Sir Sydney Kentridge, 100, retired 10 years ago but lawyers around the world remain in awe of his work in the courtroom

January 19, 2023 09:54
Sir Sydney Kentridge Cutout
5 min read

Last November, Sir Sydney Kentridge KC KCMG turned 100. This milestone birthday was celebrated not only by his family but also by lawyers around the world who venerate Kentridge as perhaps the greatest advocate of the 20th century and a man of principle and courage. Jonathan Sumption, a friend and former colleague, once described him as “the barrister’s barrister…[with] a moral stature that no amount of forensic technique can impersonate”.

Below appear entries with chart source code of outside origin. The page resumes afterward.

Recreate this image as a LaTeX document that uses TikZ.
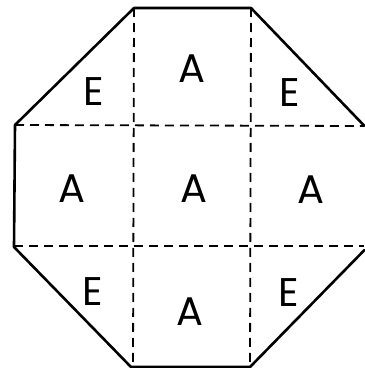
\documentclass[tikz,border=0pt]{standalone}
\usepackage{fontspec}
\setmainfont{Poppins}
\begin{document}
\begin{tikzpicture}[x=1pt,y=1pt,
  edge/.style={line width=2.6pt,line join=round,line cap=round},
  grid/.style={line width=1.8pt,dash pattern=on 9pt off 6pt},
  letter/.style={inner sep=0pt,font=\fontsize{40}{40}\selectfont}]
\useasboundingbox (0,0) rectangle (365,368);
% vertices (y = 368 - pixel y)
\coordinate (t1) at (134,360);
\coordinate (t2) at (251,360);
\coordinate (r1) at (364.5,242);
\coordinate (r2) at (364.5,118);
\coordinate (b2) at (250,1);
\coordinate (b1) at (131,1);
\coordinate (l2) at (14,121);
\coordinate (l1) at (15,243);
% grid ends
\coordinate (v1t) at (134,360);
\coordinate (v1b) at (133,1);
\coordinate (v2t) at (251,360);
\coordinate (v2b) at (250,1);
\coordinate (h1l) at (15,243);
\coordinate (h1r) at (364.5,242);
\coordinate (h2l) at (14,122);
\coordinate (h2r) at (364.5,122);
\draw[grid] (v1t) -- (v1b);
\draw[grid] (v2t) -- (v2b);
\draw[grid] (h1l) -- (h1r);
\draw[grid] (h2l) -- (h2r);
\draw[edge] (r1) -- (t2) -- (t1) -- (l1) -- (l2) -- (b1) -- (b2) -- (r2);
% letters
\node[letter] (e1) at (94,276) {E};
\node[letter] (a1) at (192,299) {A};
\node[letter] (e2) at (290,275) {E};
\node[letter] (a2) at (71.5,179) {A};
\node[letter] (a3) at (193.5,179) {A};
\node[letter] (a4) at (310.5,178) {A};
\node[letter] (e3) at (92.5,76) {E};
\node[letter] (a5) at (190,56) {A};
\node[letter] (e4) at (289,75) {E};
\end{tikzpicture}
\end{document}
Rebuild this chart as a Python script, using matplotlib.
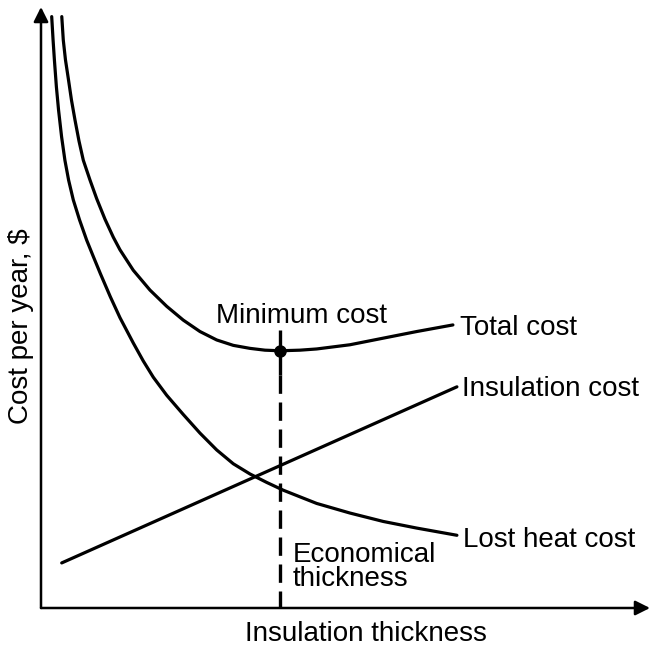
import matplotlib
matplotlib.use("Agg")
import matplotlib.pyplot as plt

plt.rcParams["font.family"] = ["Liberation Sans", "DejaVu Sans"]

# Insulation thickness and cost per year, arbitrary units
lost_heat_x = [1.71, 1.93, 2.14, 2.46, 2.80, 3.29, 3.82, 4.41, 5.16, 6.15, 7.30, 8.35, 9.50,
               11.07, 12.62, 14.74, 16.34, 17.94, 20.08, 22.73, 25.40, 28.07, 30.72, 33.39,
               36.05, 38.71, 41.37, 44.04, 49.36, 54.68, 60.02, 66.45]
lost_heat_y = [98.4, 94.5, 91.2, 86.7, 82.9, 78.4, 74.5, 71.2, 67.9, 64.6, 61.2, 58.5, 55.6,
               51.8, 48.3, 44.1, 41.1, 38.4, 35.4, 32.2, 29.1, 26.3, 24.0, 22.3, 20.9, 19.6,
               18.5, 17.4, 15.8, 14.4, 13.3, 12.1]

total_x = [3.32, 3.56, 3.91, 4.39, 4.87, 5.43, 6.07, 6.76, 7.83, 8.90, 10.22, 11.55, 12.62,
           14.74, 17.41, 20.08, 22.73, 25.40, 28.07, 30.72, 33.39, 35.78, 38.18, 41.37,
           44.04, 49.36, 54.68, 60.02, 65.81]
total_y = [98.4, 94.5, 91.2, 87.9, 84.5, 81.2, 77.7, 74.5, 71.2, 68.1, 64.7, 61.7, 59.6,
           56.2, 52.9, 50.2, 47.9, 46.0, 44.6, 43.7, 43.2, 42.9, 42.8, 42.9, 43.1, 43.8,
           44.9, 46.0, 47.1]

insulation_x = [3.31, 66.45]
insulation_y = [7.5, 36.8]

min_x, min_y = 38.18, 42.8
dash_top = 46.3

W, H = 652, 646
X_END, Y_END = 97.3, 100.0

fig = plt.figure(figsize=(W / 100, H / 100), dpi=100)
ax = fig.add_axes([41 / W, (H - 608) / H, 609 / W, 601 / H])
ax.set_xlim(0, X_END)
ax.set_ylim(0, Y_END)
ax.axis("off")


def fig_xy(px, py):
    return px / W, 1 - py / H


lw = 2.3
style = dict(color="black", lw=lw, solid_capstyle="round", solid_joinstyle="round")
ax.plot(lost_heat_x, lost_heat_y, **style)
ax.plot(total_x, total_y, **style)
ax.plot(insulation_x, insulation_y, **style)

# economical thickness marker
ax.plot([min_x, min_x], [dash_top, min_y - 4], color="black", lw=2.4, solid_capstyle="butt")
ax.plot([min_x, min_x], [min_y - 4, 0], color="black", lw=2.4, linestyle=(0, (5.5, 2.6)))
ax.plot([min_x], [min_y], marker="o", ms=8, color="black")

# axes with arrowheads
arrow = dict(arrowstyle="-|>", lw=1.8, color="black", mutation_scale=22, shrinkA=0, shrinkB=0)
ax.annotate("", xy=(X_END, 0), xytext=(0, 0), arrowprops=arrow, annotation_clip=False)
ax.annotate("", xy=(0, Y_END), xytext=(0, 0), arrowprops=arrow, annotation_clip=False)

fs = 20
fig.text(*fig_xy(302, 323), "Minimum cost", fontsize=fs, ha="center", va="baseline")
fig.text(*fig_xy(460, 335), "Total cost", fontsize=fs, ha="left", va="baseline")
fig.text(*fig_xy(462, 396), "Insulation cost", fontsize=fs, ha="left", va="baseline")
fig.text(*fig_xy(463, 547), "Lost heat cost", fontsize=fs, ha="left", va="baseline")
fig.text(*fig_xy(293, 586), "Economical\nthickness", fontsize=fs, ha="left", va="baseline",
         linespacing=0.88)
fig.text(*fig_xy(366, 641), "Insulation thickness", fontsize=fs, ha="center", va="baseline")
fig.text(*fig_xy(21, 326), "Cost per year, $", fontsize=fs, ha="center", va="center", rotation=90)

fig.savefig("out.png", dpi=100, facecolor="white")
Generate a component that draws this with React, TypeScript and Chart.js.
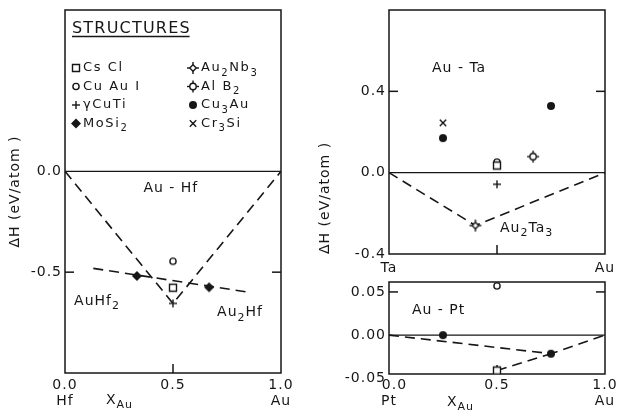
import React, { useEffect, useRef } from 'react';
import { Chart, registerables } from 'chart.js';

Chart.register(...registerables);

// ---------- data ----------
const xTickValues = [0, 0.5, 1];

// Au-Hf panel
const hfYTicks = [-0.5, 0];
const hfXLabels = [['0.0', 'Hf'], ['0.5', ''], ['1.0', 'Au']];
const hfHull = [{ x: 0, y: 0 }, { x: 0.5, y: -0.655 }, { x: 1, y: 0 }];
const hfMoSi2Line = [{ x: 0.131, y: -0.481 }, { x: 0.853, y: -0.6 }];
const hfMoSi2 = [{ x: 0.333, y: -0.519 }, { x: 0.667, y: -0.575 }];
const hfCuAuI = [{ x: 0.5, y: -0.446 }];
const hfCsCl = [{ x: 0.5, y: -0.577 }];
const hfCuTi = [{ x: 0.5, y: -0.655 }];

// Au-Ta panel
const taYTicks = [-0.4, 0, 0.4];
const taXLabels = ['Ta', '', 'Au'];
const taHull = [{ x: 0, y: 0 }, { x: 0.4, y: -0.26 }, { x: 1, y: 0 }];
const taAu2Nb3 = [{ x: 0.4, y: -0.26 }];
const taCr3Si = [{ x: 0.25, y: 0.245 }];
const taCu3Au = [{ x: 0.25, y: 0.17 }, { x: 0.75, y: 0.328 }];
const taCuAuI = [{ x: 0.5, y: 0.052 }];
const taCsCl = [{ x: 0.5, y: 0.035 }];
const taAlB2 = [{ x: 0.667, y: 0.079 }];
const taCuTi = [{ x: 0.5, y: -0.057 }];

// Au-Pt panel
const ptYTicks = [-0.05, 0, 0.05];
const ptXLabels = [['  0.0', 'Pt'], ['0.5', ''], ['1.0', 'Au']];
const ptHull = [{ x: 0, y: 0 }, { x: 0.75, y: -0.0215 }, { x: 1, y: 0 }];
const ptCsClLine = [{ x: 0.5, y: -0.041 }, { x: 0.75, y: -0.0215 }];
const ptCuAuI = [{ x: 0.5, y: 0.057 }];
const ptCu3Au = [{ x: 0.25, y: 0 }, { x: 0.75, y: -0.0215 }];
const ptCsCl = [{ x: 0.5, y: -0.041 }];

const zeroLine = [{ x: 0, y: 0 }, { x: 1, y: 0 }];

const legendCol1 = [['square', 'Cs Cl'], ['circle', 'Cu Au I'], ['plus', 'γCuTi'], ['diamond', 'MoSi_{2}']];
const legendCol2 = [['au2nb3', 'Au_{2}Nb_{3}'], ['alb2', 'Al B_{2}'], ['dot', 'Cu_{3}Au'], ['x', 'Cr_{3}Si']];

// ---------- drawing helpers ----------
const INK = '#161616';
const FONT = "'DejaVu Sans', sans-serif";
const Y_TITLE = 'ΔH (eV/atom )';

function drawSymbol(ctx: CanvasRenderingContext2D, kind: string, x: number, y: number) {
  ctx.save();
  ctx.strokeStyle = INK;
  ctx.fillStyle = INK;
  ctx.lineWidth = 1.4;
  const seg = (x1: number, y1: number, x2: number, y2: number) => {
    ctx.beginPath(); ctx.moveTo(x1, y1); ctx.lineTo(x2, y2); ctx.stroke();
  };
  switch (kind) {
    case 'square':
      ctx.fillStyle = '#fff';
      ctx.beginPath(); ctx.rect(x - 3.5, y - 3.5, 7, 7); ctx.fill(); ctx.stroke();
      break;
    case 'circle':
      ctx.fillStyle = '#fff';
      ctx.beginPath(); ctx.arc(x, y, 3.1, 0, Math.PI * 2); ctx.fill(); ctx.stroke();
      break;
    case 'plus':
      seg(x - 4, y, x + 4, y); seg(x, y - 4, x, y + 4);
      break;
    case 'diamond':
      ctx.beginPath(); ctx.moveTo(x, y - 5); ctx.lineTo(x + 5, y); ctx.lineTo(x, y + 5); ctx.lineTo(x - 5, y); ctx.closePath(); ctx.fill();
      break;
    case 'au2nb3':
      ctx.fillStyle = '#fff';
      ctx.beginPath(); ctx.moveTo(x, y - 3.3); ctx.lineTo(x + 3.3, y); ctx.lineTo(x, y + 3.3); ctx.lineTo(x - 3.3, y); ctx.closePath(); ctx.fill(); ctx.stroke();
      seg(x - 6, y, x - 3.3, y); seg(x + 3.3, y, x + 6, y); seg(x, y - 6, x, y - 3.3); seg(x, y + 3.3, x, y + 6);
      break;
    case 'alb2':
      ctx.fillStyle = '#fff';
      ctx.beginPath(); ctx.arc(x, y, 3.2, 0, Math.PI * 2); ctx.fill(); ctx.stroke();
      seg(x - 6, y, x - 3.2, y); seg(x + 3.2, y, x + 6, y); seg(x, y - 6, x, y - 3.2); seg(x, y + 3.2, x, y + 6);
      break;
    case 'dot':
      ctx.beginPath(); ctx.arc(x, y, 4, 0, Math.PI * 2); ctx.fill();
      break;
    case 'x':
      seg(x - 3.2, y - 3.2, x + 3.2, y + 3.2); seg(x - 3.2, y + 3.2, x + 3.2, y - 3.2);
      break;
  }
  ctx.restore();
}

function symbolImage(kind: string) {
  const c = document.createElement('canvas');
  c.width = 16; c.height = 16;
  drawSymbol(c.getContext('2d') as CanvasRenderingContext2D, kind, 8, 8);
  return c;
}

function parseRich(s: string): [string, boolean][] {
  const out: [string, boolean][] = [];
  const re = /_\{([^}]*)\}/g;
  let last = 0;
  let m: RegExpExecArray | null;
  while ((m = re.exec(s))) {
    if (m.index > last) out.push([s.slice(last, m.index), false]);
    out.push([m[1], true]);
    last = re.lastIndex;
  }
  if (last < s.length) out.push([s.slice(last), false]);
  return out;
}

function drawRich(ctx: CanvasRenderingContext2D, s: string, x: number, y: number, size: number, align: string, spacing: number) {
  const parts = parseRich(s);
  ctx.save();
  ctx.fillStyle = INK;
  ctx.textBaseline = 'middle';
  ctx.textAlign = 'left';
  (ctx as any).letterSpacing = spacing + 'px';
  const sub = Math.round(size * 0.8);
  const widths = parts.map(([t, isSub]) => {
    ctx.font = `${isSub ? sub : size}px ${FONT}`;
    return ctx.measureText(t).width;
  });
  const total = widths.reduce((a, b) => a + b, 0);
  let cx = align === 'center' ? x - total / 2 : align === 'right' ? x - total : x;
  parts.forEach(([t, isSub], i) => {
    ctx.font = `${isSub ? sub : size}px ${FONT}`;
    ctx.fillText(t, cx, isSub ? y + size * 0.38 : y);
    cx += widths[i];
  });
  ctx.restore();
}

type Label = { text: string; x: number; y: number; align: string; px?: boolean; size?: number };

function decorPlugin(yIn: number[], xIn: number[], labels: Label[], extra?: (c: any) => void) {
  return {
    id: 'decor',
    beforeDraw(chart: any) {
      chart.ctx.letterSpacing = '1px';
    },
    beforeDatasetsDraw(chart: any) {
      const { ctx, chartArea: ca, scales } = chart;
      ctx.save();
      ctx.strokeStyle = INK;
      ctx.lineWidth = 1.5;
      ctx.strokeRect(ca.left, ca.top, ca.right - ca.left, ca.bottom - ca.top);
      const seg = (x1: number, y1: number, x2: number, y2: number) => {
        ctx.beginPath(); ctx.moveTo(x1, y1); ctx.lineTo(x2, y2); ctx.stroke();
      };
      yIn.forEach((v) => {
        const y = scales.y.getPixelForValue(v);
        seg(ca.left, y, ca.left + 9, y);
        seg(ca.right - 9, y, ca.right, y);
      });
      xIn.forEach((v) => {
        const x = scales.x.getPixelForValue(v);
        seg(x, ca.bottom, x, ca.bottom - 9);
      });
      ctx.restore();
    },
    afterDraw(chart: any) {
      const { ctx, scales } = chart;
      labels.forEach((l) => {
        const px = l.px ? l.x : scales.x.getPixelForValue(l.x);
        const py = l.px ? l.y : scales.y.getPixelForValue(l.y);
        drawRich(ctx, l.text, px, py, l.size || 14, l.align, 1);
      });
      if (extra) extra(chart);
    },
  };
}

function lineDs(data: any[], dashed: boolean) {
  return {
    data,
    showLine: true,
    pointRadius: 0,
    borderColor: INK,
    borderWidth: dashed ? 1.6 : 1.4,
    borderDash: dashed ? [10, 6] : [],
    fill: false,
    order: 5,
  };
}

function markDs(data: any[], kind: string, order = 1) {
  return {
    data,
    showLine: false,
    pointStyle: symbolImage(kind),
    pointRadius: 5,
    order,
  };
}

function tickFont() {
  return { family: FONT, size: 14, lineHeight: 1.15 };
}

function makeConfig(p: {
  datasets: any[];
  yMin: number; yMax: number; yTicks: number[]; yDigits: number;
  xLabels: any[];
  padding: any; yWidth: number; xHeight: number; xPad: number;
  title: boolean; titleAlign: string;
  plugin: any;
}) {
  return {
    type: 'scatter',
    data: { datasets: p.datasets },
    options: {
      animation: false,
      responsive: false,
      devicePixelRatio: 1,
      events: [],
      layout: { padding: p.padding },
      plugins: { legend: { display: false }, tooltip: { enabled: false } },
      scales: {
        x: {
          type: 'linear',
          min: 0,
          max: 1,
          grid: { display: false, drawTicks: false },
          border: { display: false },
          afterBuildTicks: (s: any) => { s.ticks = xTickValues.map((v) => ({ value: v })); },
          afterFit: (s: any) => { s.height = p.xHeight; s.paddingLeft = 0; s.paddingRight = 0; },
          ticks: {
            autoSkip: false,
            maxRotation: 0,
            padding: p.xPad,
            color: INK,
            font: tickFont(),
            callback: (_v: any, i: number) => p.xLabels[i],
          },
        },
        y: {
          type: 'linear',
          min: p.yMin,
          max: p.yMax,
          grid: { display: false, drawTicks: false },
          border: { display: false },
          afterBuildTicks: (s: any) => { s.ticks = p.yTicks.map((v) => ({ value: v })); },
          afterFit: (s: any) => { s.width = p.yWidth; s.paddingTop = 0; s.paddingBottom = 0; },
          title: {
            display: p.title,
            text: Y_TITLE,
            color: INK,
            font: { family: FONT, size: 14, lineHeight: 1.2 },
            padding: { top: 7, bottom: 0 },
            align: p.titleAlign,
          },
          ticks: {
            autoSkip: false,
            padding: 3,
            color: INK,
            font: tickFont(),
            callback: (v: any) => Number(v).toFixed(p.yDigits),
          },
        },
      },
    },
    plugins: [p.plugin],
  };
}

function legendDraw(chart: any) {
  const { ctx } = chart;
  ctx.save();
  ctx.fillStyle = INK;
  ctx.letterSpacing = '1.2px';
  ctx.font = `16px ${FONT}`;
  ctx.textBaseline = 'alphabetic';
  ctx.textAlign = 'left';
  ctx.fillText('STRUCTURES', 72, 33);
  const w = ctx.measureText('STRUCTURES').width;
  ctx.strokeStyle = INK;
  ctx.lineWidth = 1.3;
  ctx.beginPath(); ctx.moveTo(72, 36.5); ctx.lineTo(72 + w - 1.2, 36.5); ctx.stroke();
  ctx.restore();
  const rows = [68, 86.5, 105, 123.5];
  legendCol1.forEach(([k, t], i) => {
    drawSymbol(ctx, k, 76, rows[i]);
    drawRich(ctx, t, 83, rows[i], 13, 'left', 1.6);
  });
  legendCol2.forEach(([k, t], i) => {
    drawSymbol(ctx, k, 193, rows[i]);
    drawRich(ctx, t, 201, rows[i], 13, 'left', 1.6);
  });
}

export default function App() {
  const aRef = useRef<HTMLCanvasElement>(null);
  const bRef = useRef<HTMLCanvasElement>(null);
  const cRef = useRef<HTMLCanvasElement>(null);

  useEffect(() => {
    Chart.defaults.font.family = FONT;
    const hf = new Chart(aRef.current as any, makeConfig({
      datasets: [
        lineDs(zeroLine, false),
        lineDs(hfHull, true),
        lineDs(hfMoSi2Line, true),
        markDs(hfMoSi2, 'diamond'),
        markDs(hfCuAuI, 'circle'),
        markDs(hfCsCl, 'square'),
        markDs(hfCuTi, 'plus'),
      ],
      yMin: -1.0, yMax: 0.8, yTicks: hfYTicks, yDigits: 1,
      xLabels: hfXLabels,
      padding: { left: 0, top: 10, right: 29, bottom: 0 },
      yWidth: 65, xHeight: 38, xPad: 4,
      title: true, titleAlign: 'center',
      plugin: decorPlugin([-0.5], [0.5], [
        { text: 'Au - Hf', x: 0.49, y: -0.083, align: 'center' },
        { text: 'AuHf_{2}', x: 0.042, y: -0.643, align: 'left' },
        { text: 'Au_{2}Hf', x: 0.704, y: -0.7, align: 'left' },
        { text: 'X_{Au}', x: 106, y: 400, align: 'left', px: true },
      ], legendDraw),
    }) as any);

    const ta = new Chart(bRef.current as any, makeConfig({
      datasets: [
        lineDs(zeroLine, false),
        lineDs(taHull, true),
        markDs(taAu2Nb3, 'au2nb3'),
        markDs(taCr3Si, 'x'),
        markDs(taCu3Au, 'dot'),
        markDs(taCsCl, 'square', 0),
        markDs(taCuAuI, 'circle', 1),
        markDs(taAlB2, 'alb2'),
        markDs(taCuTi, 'plus'),
      ],
      yMin: -0.4, yMax: 0.8, yTicks: taYTicks, yDigits: 1,
      xLabels: taXLabels,
      padding: { left: 0, top: 10, right: 13, bottom: 0 },
      yWidth: 79, xHeight: 26, xPad: 6,
      title: true, titleAlign: 'start',
      plugin: decorPlugin([0.4], [0.5], [
        { text: 'Au - Ta', x: 0.199, y: 0.515, align: 'left' },
        { text: 'Au_{2}Ta_{3}', x: 0.514, y: -0.272, align: 'left' },
      ]),
    }) as any);

    const pt = new Chart(cRef.current as any, makeConfig({
      datasets: [
        lineDs(zeroLine, false),
        lineDs(ptHull, true),
        lineDs(ptCsClLine, true),
        markDs(ptCuAuI, 'circle'),
        markDs(ptCu3Au, 'dot'),
        markDs(ptCsCl, 'square'),
      ],
      yMin: -0.045, yMax: 0.0615, yTicks: ptYTicks, yDigits: 2,
      xLabels: ptXLabels,
      padding: { left: 0, top: 14, right: 13, bottom: 0 },
      yWidth: 79, xHeight: 37, xPad: 3,
      title: false, titleAlign: 'center',
      plugin: decorPlugin([0.05], [0.5], [
        { text: 'Au - Pt', x: 0.106, y: 0.029, align: 'left' },
        { text: 'X_{Au}', x: 137, y: 134, align: 'left', px: true },
      ]),
    }) as any);

    return () => { hf.destroy(); ta.destroy(); pt.destroy(); };
  }, []);

  return (
    <div style={{ position: 'absolute', left: 0, top: 0, width: 618, height: 411, background: '#fff', overflow: 'hidden' }}>
      <canvas ref={aRef} width={310} height={411} style={{ position: 'absolute', left: 0, top: 0, width: 310, height: 411 }} />
      <canvas ref={bRef} width={308} height={280} style={{ position: 'absolute', left: 310, top: 0, width: 308, height: 280 }} />
      <canvas ref={cRef} width={308} height={143} style={{ position: 'absolute', left: 310, top: 268, width: 308, height: 143 }} />
    </div>
  );
}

Philippe Sands KC paid tribute to a “wondrous and principled advocate”.
Kentridge was called to the Johannesburg Bar in 1949 and practised there until the 1980s when he shifted his practice to London, where he still lives.

His family background is as fascinating as his career. In 1881, Kentridge’s grandfather, Sachna Zaiv Kantrovich, left Utena in North-East Lithuania. Pogroms and tsarist conscription drove him to take his wife and infant son, Morris, to settle in Sunderland, where he supported them as a cantor. Some 20 years later, Sachna and his family moved again: this time to Natal. In 1912 he anglicised the family name to Kentridge. It was under that surname that Morris developed a practice as an attorney and became a national political figure, serving as a member of parliament in South Africa for more than 30 years. Sydney’s arrival into the world was not without incident: in the early 1920s Morris was a firebrand lawyer, experiencing imprisonment without trial for his work for striking miners.

On one occasion in 1922 the car Morris and his pregnant wife May — Sydney’s mother to-be — were travelling in was shot at; fortunately, May emerged unscathed. The young Sydney studied at Witwatersrand University at a time when the cloud of fascism was being experienced across the world and after graduating he joined the South African Air Force in 1942.